A study of residual stresses in the surface hardening of a blade mould by high frequency induction heating

Abstract

High frequency induction heating is a method of surface treatment which restricts the hardening area using the skin effect. Since the penetration depth of the magnetic field in the workpiece is dependent on the frequency, the required size of hardening area can be obtained by selecting an appropriate frequency. High frequency induction heating is able to harden a large area at once, in which the shapes of the coil and workpeice and the distance between them are important factors for the hardening area shape and the distribution of residual stresses.

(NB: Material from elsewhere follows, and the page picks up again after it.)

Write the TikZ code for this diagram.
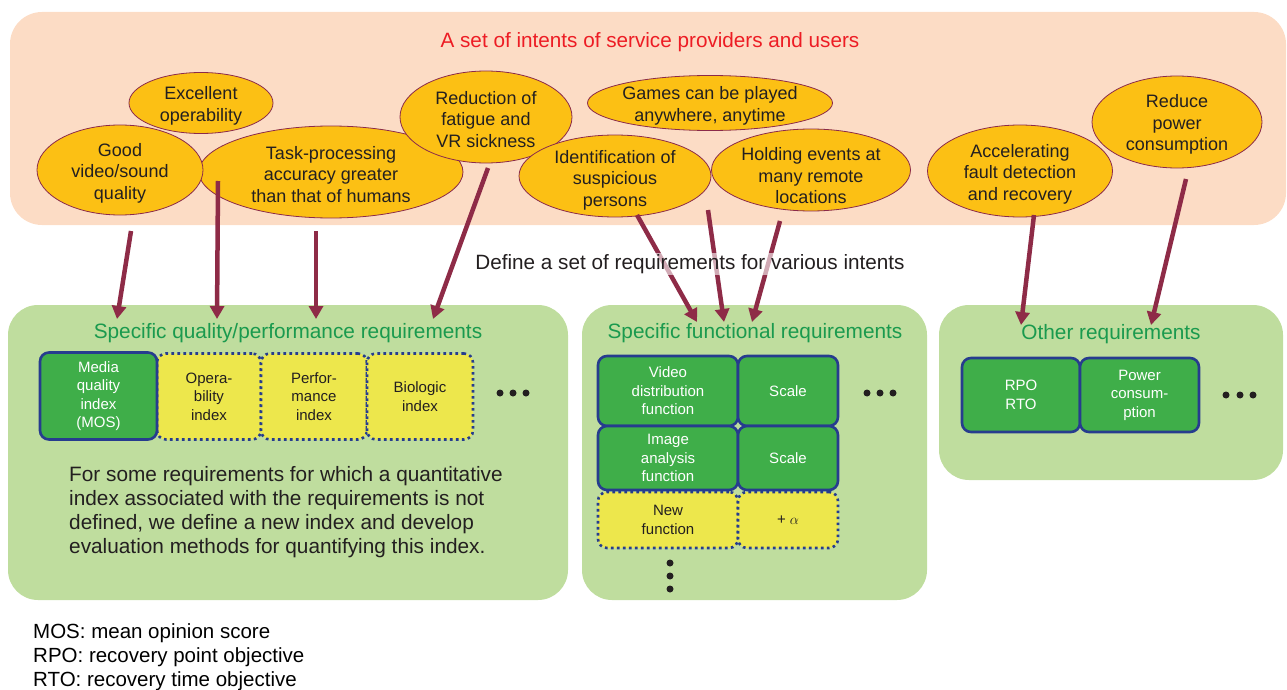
\documentclass[tikz,border=0pt]{standalone}
\usepackage{fontspec}
\setmainfont{Liberation Sans}
\usetikzlibrary{shapes.geometric,arrows.meta}
\definecolor{peach}{HTML}{FCDCC5}
\definecolor{ellfill}{HTML}{FCC014}
\definecolor{ellborder}{HTML}{8B2A4A}
\definecolor{arrowc}{HTML}{8E2B47}
\definecolor{panelg}{HTML}{BFDD9E}
\definecolor{boxg}{HTML}{3FAE49}
\definecolor{boxborder}{HTML}{263C8E}
\definecolor{boxy}{HTML}{EDE74C}
\definecolor{titlered}{HTML}{ED1C24}
\definecolor{titlegreen}{HTML}{1A9A4E}
\definecolor{txt}{HTML}{231F20}
\newcommand{\lowr}[1]{\rule{0pt}{#1}}
\begin{document}
\begin{tikzpicture}[x=1pt,y=-1pt,
  intent/.style={ellipse, draw=ellborder, line width=0.8pt, fill=ellfill, inner sep=-20pt,
    align=center, text=txt, font=\fontsize{18}{21.5}\selectfont},
  link/.style={draw=arrowc, line width=4.5pt, -{Triangle[length=13pt,width=14pt]}},
  panel/.style={fill=panelg, draw=none, rounded corners=30pt},
  gbox/.style={rectangle, rounded corners=9pt, draw=boxborder, line width=2.6pt, fill=boxg,
    text=white, align=center, inner sep=0pt, font=\fontsize{15}{18.5}\selectfont},
  ybox/.style={rectangle, rounded corners=9pt, draw=boxborder, line width=2.6pt,
    dash pattern=on 2.6pt off 3.4pt, fill=boxy,
    text=txt, align=center, inner sep=0pt, font=\fontsize{15}{18.5}\selectfont},
  ptitle/.style={text=titlegreen, inner sep=0pt, font=\fontsize{20.8}{24}\selectfont},
  dot/.style={circle, fill=txt, inner sep=0pt, minimum size=7pt}
]
\useasboundingbox (0,0) rectangle (1287,690);

% top band
\fill[peach, rounded corners=32pt] (10,12) rectangle (1286,225);
\node[text=titlered, inner sep=0pt, font=\fontsize{20.7}{24}\selectfont] (title) at (650,42)
  {A set of intents of service providers and users};

% intents
\node[intent, minimum width=264pt, minimum height=92pt] (task) at (331,172)
  {\lowr{18pt}Task-processing\\accuracy greater\\than that of humans};
\node[intent, minimum width=166pt, minimum height=90pt] (good) at (120,170)
  {\lowr{19pt}Good\\video/sound\\quality};
\node[intent, minimum width=144pt, minimum height=61pt] (excel) at (201,103)
  {\lowr{19pt}Excellent\\operability};
\node[intent, minimum width=172pt, minimum height=92pt] (fatigue) at (486,117)
  {\lowr{18pt}Reduction of\\fatigue and\\VR sickness};
\node[intent, minimum width=245pt, minimum height=55pt] (games) at (710,103)
  {\lowr{19pt}Games can be played\\anywhere, anytime};
\node[intent, minimum width=192pt, minimum height=82pt] (ident) at (615,176)
  {\lowr{21pt}Identification of\\suspicious\\persons};
\node[intent, minimum width=199pt, minimum height=82pt] (events) at (811,170)
  {\lowr{25pt}Holding events at\\many remote\\locations};
\node[intent, minimum width=185pt, minimum height=92pt] (fault) at (1020,171)
  {\lowr{19pt}Accelerating\\fault detection\\and recovery};
\node[intent, minimum width=170pt, minimum height=92pt] (power) at (1177,122)
  {\lowr{18pt}Reduce\\power\\consumption};

% panels
\fill[panel] (8,305) rectangle (568,600);
\fill[panel] (582,305) rectangle (927,600);
\fill[panel] (939,305) rectangle (1283,480);

\node[ptitle] (t1) at (288,333) {Specific quality/performance requirements};
\node[ptitle] (t2) at (755,333) {Specific functional requirements};
\node[ptitle] (t3) at (1111,334) {Other requirements};

% panel 1 boxes
\node[ybox, minimum width=104pt, minimum height=86pt] (oper) at (209,396.5) {Opera-\\bility\\index};
\node[ybox, minimum width=106pt, minimum height=86pt] (perf) at (314,396.5) {Perfor-\\mance\\index};
\node[ybox, minimum width=106pt, minimum height=86pt] (bio) at (420,396.5) {Biologic\\index};
\node[gbox, minimum width=117pt, minimum height=87pt] (media) at (98.5,396) {Media\\quality\\index\\(MOS)};
\node[dot] (d1a) at (500,393) {};
\node[dot] (d1b) at (513,393) {};
\node[dot] (d1c) at (526,393) {};

\node[anchor=north west, inner sep=0pt, align=left, text=txt,
  font=\fontsize{20.8}{24}\selectfont] (para) at (69,466)
  {For some requirements for which a quantitative\\
   index associated with the requirements is not\\
   defined, we define a new index and develop\\
   evaluation methods for quantifying this index.};

% panel 2 boxes
\node[gbox, minimum width=140pt, minimum height=70pt] (video) at (668,391) {Video\\distribution\\function};
\node[gbox, minimum width=100pt, minimum height=70pt] (scale1) at (788,391) {Scale};
\node[gbox, minimum width=140pt, minimum height=64pt] (image) at (668,458) {Image\\analysis\\function};
\node[gbox, minimum width=100pt, minimum height=64pt] (scale2) at (788,458) {Scale};
\node[ybox, minimum width=140pt, minimum height=56pt] (newf) at (668,520) {New\\function};
\node[ybox, minimum width=100pt, minimum height=56pt] (alpha) at (788,520) {+ $\alpha$};
\node[dot] (d2a) at (867,393) {};
\node[dot] (d2b) at (880,393) {};
\node[dot] (d2c) at (893,393) {};
\node[dot] (d3a) at (670,563) {};
\node[dot] (d3b) at (670,576) {};
\node[dot] (d3c) at (670,589) {};

% panel 3 boxes
\node[gbox, minimum width=118pt, minimum height=74pt] (rpo) at (1021,395) {RPO\\RTO};
\node[gbox, minimum width=119pt, minimum height=74pt] (pcons) at (1139.5,395) {Power\\consum-\\ption};
\node[dot] (d4a) at (1226,395) {};
\node[dot] (d4b) at (1240,395) {};
\node[dot] (d4c) at (1253,395) {};

% connector coordinates
\coordinate (s1) at (131,231);
\coordinate (e1) at (117,319);
\coordinate (s2) at (218,181);
\coordinate (e2) at (217,319);
\coordinate (s3) at (316,231);
\coordinate (e3) at (316,319);
\coordinate (s4) at (488,168);
\coordinate (e4) at (433,319);
\coordinate (s5) at (637,215);
\coordinate (e5) at (697,322);
\coordinate (s6) at (708,210);
\coordinate (e6) at (724,322);
\coordinate (s7) at (780,221);
\coordinate (e7) at (752,322);
\coordinate (s8) at (1034,215);
\coordinate (e8) at (1021,325);
\coordinate (s9) at (1186,179);
\coordinate (e9) at (1151,325);

\draw[link] (s1) -- (e1);
\draw[link] (s2) -- (e2);
\draw[link] (s3) -- (e3);
\draw[link] (s4) -- (e4);
\draw[link] (s5) -- (e5);
\draw[link] (s6) -- (e6);
\draw[link] (s7) -- (e7);
\draw[link] (s8) -- (e8);
\draw[link] (s9) -- (e9);

\node[fill=white, fill opacity=0.6, text opacity=1, text=txt, inner sep=1pt,
  font=\fontsize{20.7}{24}\selectfont] (define) at (690,264)
  {Define a set of requirements for various intents};

% legend
\node[anchor=north west, inner sep=0pt, align=left, text=black,
  font=\fontsize{20.5}{24}\selectfont] (legend) at (33,623)
  {MOS: mean opinion score\\RPO: recovery point objective\\RTO: recovery time objective};
\end{tikzpicture}
\end{document}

In this study, the transient heat flow and thermal stress were analysed for the high frequency induction surface hardening of a blade mould by using the modified two-dimensional finite element method. Besides the volume change in the phase transformation, the effect of transformation plasticity was also considered as an additional strain in the numerical analysis of the high frequency induction hardening process. The hardening area was fairly uniform in the mould surface except around the corner where the distance between the coil and workpiece was slightly larger than on the other parts. The thermal stress was induced mainly by the temperature gradient and martensitic phase transformation, while the latter was found to have a greater influence on the residual stress than the former. Simulation results revealed that compressive residual stresses occur in the hardening area, while the maximum tensile residual stress occurs near the boundary of the hardened zone.